By David Lonsdale, Director, Scottish Retail Consortium

AS the Christmas lights go up, all is not well in Scotland’s shopping destinations. Tough trading conditions, changing shopping habits, and high taxes are making life difficult and are upending many retail businesses. Countless household names have stumbled or tumbled this year, an annus horribilis for the industry. As such retailers are hoping the Finance Secretary, Derek Mackay, might deliver a Budget Christmas present to help our industry.

The UK Chancellor’s recent Budget showed retail has leapt up the political agenda. Recent statistics underscore how big the challenge is – 5,700 Scottish retail jobs have disappeared in two years and store numbers are down four per cent over three years, steeper than elsewhere in the UK. Shop vacancies and footfall tell a similar story, and the SRC-KPMG retail sales monitor has barely grown over the past 12 months.

The good news is that there has rarely been a better time to be a shopper in terms of choice, convenience and prices. The flip side is these are testing times for retailers, with larger stores and retail chains often feeling it most.

So what do retailers want from the Scottish Budget next month? Put simply, a focus on economic growth, one that supports consumer spending and brings down the cost of doing business.

Household finances are under strain and will be tested further next spring with rises in both council tax and the legal minimum we put into our pensions. MSPs ought to be wary about heaping further pressure on to consumers. Protecting workers on low or modest earnings is the right approach, so bolster confidence by ruling out increases in income tax and by accelerating the planned £250 zero-rate income tax band.

Business rates remain onerous. Since 2010-11 the headline tax rate has jumped from 40.7 per cent to 48 per cent now. For the 5,128 retail premises subject to the large business rates supplement, the comparable figures are 41.4 per cent and 50.6 per cent, now the highest in the UK.

Retailers account for 22 per cent of rates paid and ultimately we want to see a medium-term plan to substantially lower the rates burden. In the short-term concrete action is needed to freeze the headline business rate. This would benefit all retailers and deliver a more strategic approach than the sticking plaster the Chancellor envisages for down south.
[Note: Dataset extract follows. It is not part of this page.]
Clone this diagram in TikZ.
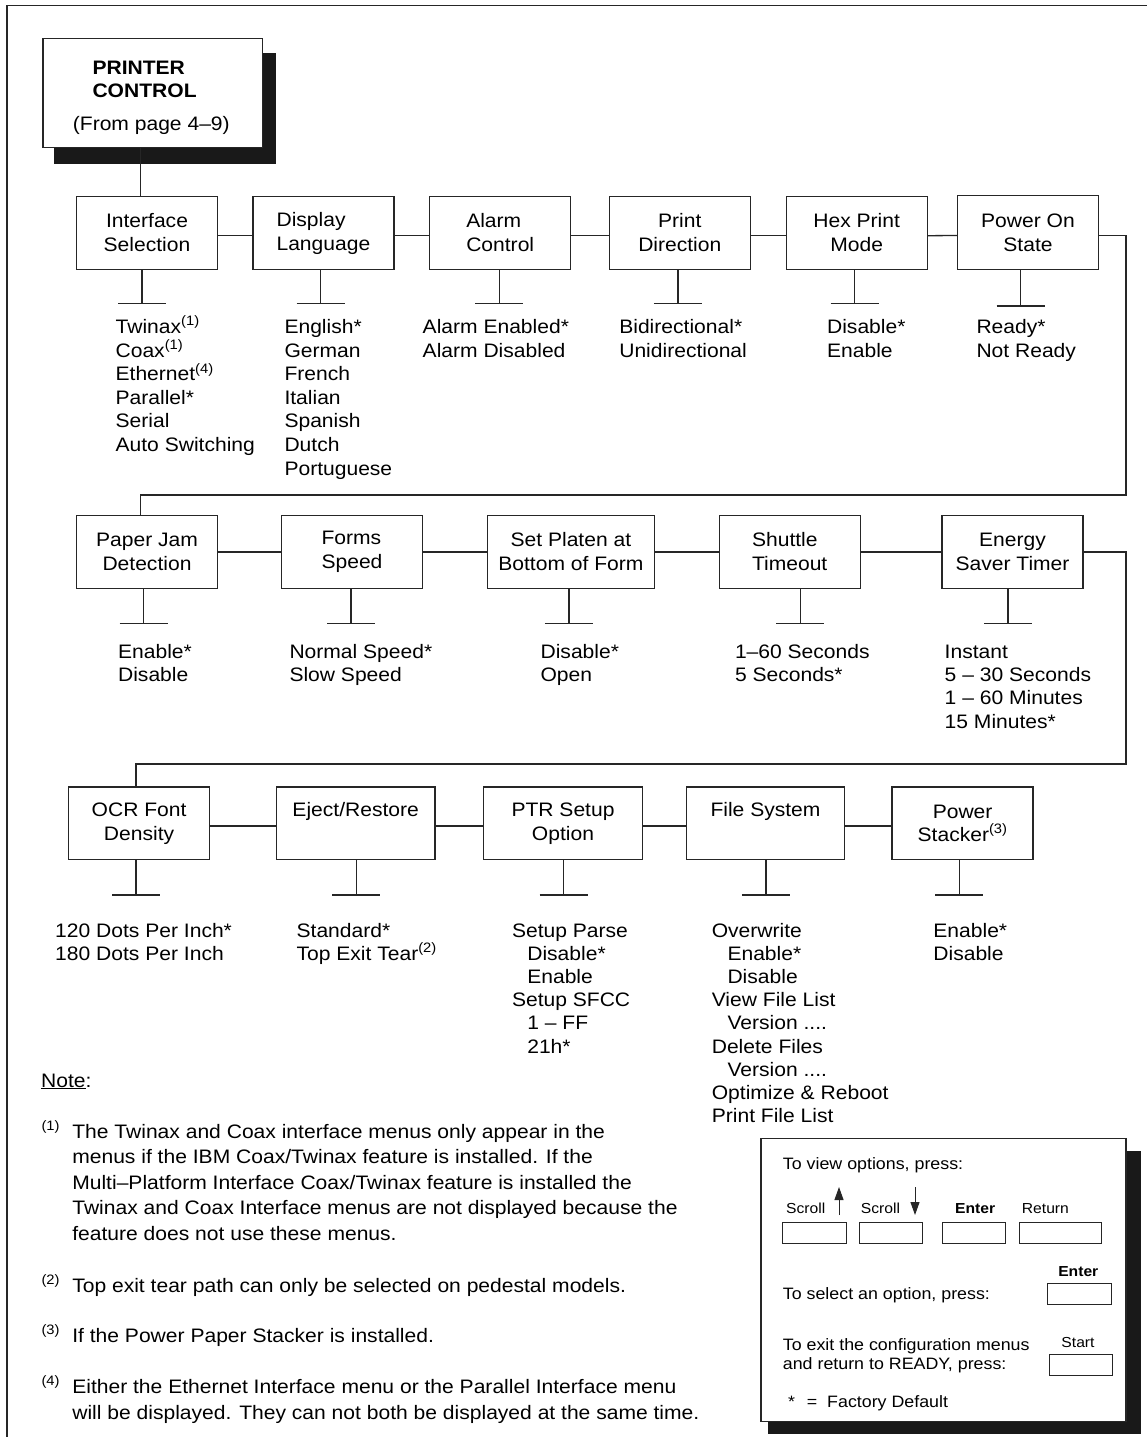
\documentclass[tikz,border=0pt]{standalone}
\usepackage{fontspec}
\setmainfont{Liberation Sans}[FakeStretch=1.08]
\usetikzlibrary{arrows.meta}
\newcommand\fourdots{....}
\newcommand\optlist[5]{%
  \foreach \itm [count=\nn] in {#5} {%
    \node[opt] (#1-\nn) at (#2,{#3+(\nn-1)*#4}) {\itm};}}
\newcommand\stubat[3]{%
  \coordinate (#1-stub) at (#2,#3);
  \draw[ln] (#1.south -| #1-stub) -- (#1-stub);
  \draw[ln] ([xshift=-24pt]#1-stub) -- ([xshift=24pt]#1-stub);}
\begin{document}
\begin{tikzpicture}[x=1pt,y=-1pt,
  ln/.style={line width=1.3pt,draw=black!85},
  menubox/.style={ln,fill=white,inner sep=0pt,minimum width=141pt,minimum height=72.5pt,align=center,font=\fontsize{19.5}{24}\selectfont},
  opt/.style={anchor=base west,inner sep=0pt,font=\fontsize{19.5}{24}\selectfont},
  txt/.style={anchor=base west,inner sep=0pt,font=\fontsize{19.5}{24}\selectfont},
  lgtxt/.style={anchor=base west,inner sep=0pt,font=\fontsize{16.5}{19}\selectfont},
  keylbl/.style={anchor=base west,inner sep=0pt,font=\fontsize{14.5}{17}\selectfont},
  keybox/.style={draw=black!85,line width=1pt,inner sep=0pt,minimum height=20.5pt},
  shadowbox/.style={fill=black!90,inner sep=0pt}
]
\useasboundingbox (0,0) rectangle (1147,1437);
\fill[white] (0,0) rectangle (1147,1437);
% frame
\coordinate (fr-a) at (7,1437); \coordinate (fr-b) at (7,5.5); \coordinate (fr-c) at (1147,5.5);
\draw[ln] (fr-a) -- (fr-b) -- (fr-c);

% title box
\node[shadowbox,minimum width=221.7pt,minimum height=111.3pt] (pcs) at (165.2,108.4) {};
\node[ln,fill=white,inner sep=0pt,minimum width=219.3pt,minimum height=109.4pt] (pc) at (152.7,93) {};
\node[txt,font=\fontsize{19.5}{24}\selectfont\bfseries] (pc-l1) at (92.3,74.5) {PRINTER};
\node[txt,font=\fontsize{19.5}{24}\selectfont\bfseries] (pc-l2) at (92.3,97.5) {CONTROL};
\node[anchor=base,inner sep=0pt,font=\fontsize{19.5}{24}\selectfont] (pc-l3) at (151.3,130.5) {(From page 4–9)};

% row 1
\node[menubox] (iface) at (147,233) {Interface\\Selection};
\node[menubox,align=left] (disp) at (323.4,233) {Display\\Language};
\node[menubox,align=left] (alarm) at (500.2,233) {Alarm\\Control};
\node[menubox] (pdir) at (679.8,233) {Print\\Direction};
\node[menubox] (hex) at (856.7,233) {Hex Print\\Mode};
\node[menubox,minimum height=74pt] (pwron) at (1028,232.8) {Power On\\State};
\coordinate (c0) at (140.3,0);
\draw[ln] (pc.south -| c0) -- (iface.north -| c0);
\draw[ln] ([yshift=-2.7pt]iface.east) -- ([yshift=-2.7pt]disp.west);
\draw[ln] ([yshift=-2.7pt]disp.east) -- ([yshift=-2.7pt]alarm.west);
\draw[ln] ([yshift=-2.7pt]alarm.east) -- ([yshift=-2.7pt]pdir.west);
\draw[ln] ([yshift=-2.7pt]pdir.east) -- ([yshift=-2.7pt]hex.west);
\draw[ln] ([yshift=-2.7pt]hex.east) -- ([yshift=-2.7pt]pwron.west);
\stubat{iface}{142.1}{303.5}
\stubat{disp}{320.7}{303.5}
\stubat{alarm}{499.3}{303.5}
\stubat{pdir}{677.9}{303.5}
\stubat{hex}{854.6}{303.5}
\stubat{pwron}{1020.5}{306}
\optlist{iface-o}{115.4}{333.5}{23.6}{{Twinax\textsuperscript{(1)}},{Coax\textsuperscript{(1)}},{Ethernet\textsuperscript{(4)}},{Parallel*},{Serial},{Auto Switching}}
\optlist{disp-o}{284.3}{333.5}{23.6}{English*,German,French,Italian,Spanish,Dutch,Portuguese}
\optlist{alarm-o}{422.5}{333.5}{23.6}{Alarm Enabled*,Alarm Disabled}
\optlist{pdir-o}{619.1}{333.5}{23.6}{Bidirectional*,Unidirectional}
\optlist{hex-o}{826.9}{333.5}{23.6}{Disable*,Enable}
\optlist{pwron-o}{976.3}{333.5}{23.6}{Ready*,Not Ready}

% row 2
\node[menubox] (jam) at (147,552) {Paper Jam\\Detection};
\node[menubox,align=left] (forms) at (352,552) {Forms\\Speed};
\node[menubox,minimum width=166.8pt] (platen) at (570.9,552) {Set Platen at\\Bottom of Form};
\node[menubox,align=left] (shuttle) at (789.7,552) {Shuttle\\Timeout};
\node[menubox] (energy) at (1012.5,552) {Energy\\Saver Timer};
\draw[ln] (jam.east) -- (forms.west);
\draw[ln] (forms.east) -- (platen.west);
\draw[ln] (platen.east) -- (shuttle.west);
\draw[ln] (shuttle.east) -- (energy.west);
\stubat{jam}{143.6}{623.3}
\stubat{forms}{351.1}{623.3}
\stubat{platen}{568.9}{623.3}
\stubat{shuttle}{800.3}{623.3}
\stubat{energy}{1008.1}{623.3}
\optlist{jam-o}{117.9}{658.5}{23.2}{Enable*,Disable}
\optlist{forms-o}{289.3}{658.5}{23.2}{Normal Speed*,Slow Speed}
\optlist{platen-o}{540.4}{658.5}{23.2}{Disable*,Open}
\optlist{shuttle-o}{734.8}{658.5}{23.2}{1–60 Seconds,5 Seconds*}
\optlist{energy-o}{944.5}{658.5}{23.2}{Instant,5 – 30 Seconds,1 – 60 Minutes,15 Minutes*}

% link row1 -> row2
\coordinate (r1) at (1126,495); \coordinate (l1) at (140.4,495);
\draw[ln] ([yshift=-3pt]pwron.east) -| (r1) -- (l1) -- (jam.north -| l1);

% row 3
\node[menubox] (ocr) at (139.1,823.3) {OCR Font\\Density};
\node[menubox,minimum width=158.6pt] (eject) at (355.7,823.3) {Eject/Restore\\\vphantom{Ag}};
\node[menubox,minimum width=158.8pt] (ptr) at (563,823.3) {PTR Setup\\Option};
\node[menubox,minimum width=158pt] (files) at (765.5,823.3) {File System\\\vphantom{Ag}};
\node[menubox] (stacker) at (962.6,823.3) {\raisebox{-3pt}{Power}\\\raisebox{-2pt}{Stacker\textsuperscript{(3)}}};
\draw[ln] ([yshift=-2.7pt]ocr.east) -- ([yshift=-2.7pt]eject.west);
\draw[ln] ([yshift=-2.7pt]eject.east) -- ([yshift=-2.7pt]ptr.west);
\draw[ln] ([yshift=-2.7pt]ptr.east) -- ([yshift=-2.7pt]files.west);
\draw[ln] ([yshift=-2.7pt]files.east) -- ([yshift=-2.7pt]stacker.west);
\stubat{ocr}{136.1}{895}
\stubat{eject}{356.4}{895}
\stubat{ptr}{563.6}{895}
\stubat{files}{765.9}{895}
\stubat{stacker}{959.4}{895}
\optlist{ocr-o}{55}{937}{23.2}{120 Dots Per Inch*,180 Dots Per Inch}
\optlist{eject-o}{296.4}{937}{23.2}{Standard*,{Top Exit Tear\textsuperscript{(2)}}}
\optlist{ptr-o}{511.8}{937}{23.2}{Setup Parse,{\hspace*{15.3pt}Disable*},{\hspace*{15.3pt}Enable},Setup SFCC,{\hspace*{15.3pt}1 – FF},{\hspace*{15.3pt}21h*}}
\optlist{files-o}{711.6}{937}{23.2}{Overwrite,{\hspace*{15.7pt}Enable*},{\hspace*{15.7pt}Disable},View File List,{\hspace*{15.7pt}Version \fourdots},Delete Files,{\hspace*{15.7pt}Version \fourdots},{Optimize \& Reboot},Print File List}
\optlist{stacker-o}{933.2}{937}{23.2}{Enable*,Disable}

% link row2 -> row3
\coordinate (r2) at (1126,764); \coordinate (l2) at (136.1,764);
\draw[ln] (energy.east) -| (r2) -- (l2) -- (ocr.north -| l2);

% notes
\node[txt] (note) at (41,1087) {\underline{Note}:};
\node[txt] (n1m) at (41.3,1138.5) {\textsuperscript{(1)}};
\optlist{n1}{72.1}{1138.5}{25.4}{{The Twinax and Coax interface menus only appear in the},{menus if the IBM Coax/Twinax feature is installed. If the},{Multi–Platform Interface Coax/Twinax feature is installed the},{Twinax and Coax Interface menus are not displayed because the},{feature does not use these menus.}}
\node[txt] (n2m) at (41.3,1292) {\textsuperscript{(2)}};
\node[txt] (n2) at (72.1,1292) {Top exit tear path can only be selected on pedestal models.};
\node[txt] (n3m) at (41.3,1342) {\textsuperscript{(3)}};
\node[txt] (n3) at (72.1,1342) {If the Power Paper Stacker is installed.};
\node[txt] (n4m) at (41.3,1393.5) {\textsuperscript{(4)}};
\optlist{n4}{72.1}{1393.5}{26}{{Either the Ethernet Interface menu or the Parallel Interface menu},{will be displayed. They can not both be displayed at the same time.}}

% legend
\node[shadowbox,minimum width=373pt,minimum height=283.6pt] (lgs) at (954.5,1292.5) {};
\node[ln,fill=white,inner sep=0pt,minimum width=365pt,minimum height=283.4pt] (lg) at (943.5,1280) {};
\node[lgtxt] (lg-view) at (782.7,1169) {To view options, press:};
\node[keylbl] (lg-s1) at (786,1213.5) {Scroll};
\node[keylbl] (lg-s2) at (860.7,1213.5) {Scroll};
\node[keylbl,font=\fontsize{14.5}{17}\selectfont\bfseries] (lg-en) at (955,1213.5) {Enter};
\node[keylbl] (lg-ret) at (1021.7,1213.5) {Return};
\coordinate (up-a) at (839,1215); \coordinate (up-b) at (839,1187);
\coordinate (dn-a) at (915,1187); \coordinate (dn-b) at (915,1215);
\draw[draw=black!85,line width=1pt,-{Triangle[width=9pt,length=13pt]}] (up-a) -- (up-b);
\draw[draw=black!85,line width=1pt,-{Triangle[width=9pt,length=13pt]}] (dn-a) -- (dn-b);
\node[keybox,minimum width=63.3pt] (k1) at (814.4,1233) {};
\node[keybox,minimum width=63.7pt] (k2) at (890.9,1233) {};
\node[keybox,minimum width=63.4pt] (k3) at (974,1233) {};
\node[keybox,minimum width=82.4pt] (k4) at (1060.5,1233) {};
\node[anchor=base,inner sep=0pt,font=\fontsize{14.5}{17}\selectfont\bfseries] (lg-en2) at (1078.3,1276) {Enter};
\node[keybox,minimum width=63.7pt] (k5) at (1079.2,1294) {};
\node[lgtxt] (lg-sel) at (782.7,1299) {To select an option, press:};
\node[lgtxt] (lg-ex1) at (782.7,1350) {To exit the configuration menus};
\node[lgtxt] (lg-ex2) at (782.7,1369) {and return to READY, press:};
\node[anchor=base,inner sep=0pt,font=\fontsize{14.5}{17}\selectfont] (lg-st) at (1078,1347) {Start};
\node[keybox,minimum width=63.3pt] (k6) at (1080.7,1365) {};
\node[lgtxt] (lg-ast) at (788,1407.5) {*};
\node[lgtxt] (lg-fd) at (806.7,1407.5) {=\ \ Factory Default};
\end{tikzpicture}
\end{document}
The large business rates supplement is currently twice that which applies elsewhere in the UK. This costs Scottish retailers £14m annually. All it does is make it less attractive to operate a shop on our already gap-toothed high streets. Restoring the level playing field with England should be a priority.

The proposed new business rates levy on out of town and online businesses should be scrapped. The case for it hasn’t been made, as evidenced by the formidable cross-section of commerce and industry who have publicly questioned the wisdom of the tax. It would add fresh cost, complexity and unpredictability into the rates regime, and is utterly at odds with the thrust of the other welcome reforms in the Non-Domestic Rates Bill.

Whilst Philip Hammond fumbled the chance to make a real difference to struggling high streets, some of the extra funding he announced will come to the Scottish Government as Barnett consequentials. Mr Mackay should use that unexpected windfall more effectively to support the measures we’ve outlined.

Retailers are reinventing themselves to face the future and the decisions the Finance Minister – and all MSPs – make in the Budget will shape that reinvention. We hope their actions make the Christmas lights shine a little brighter above our retail destinations this year.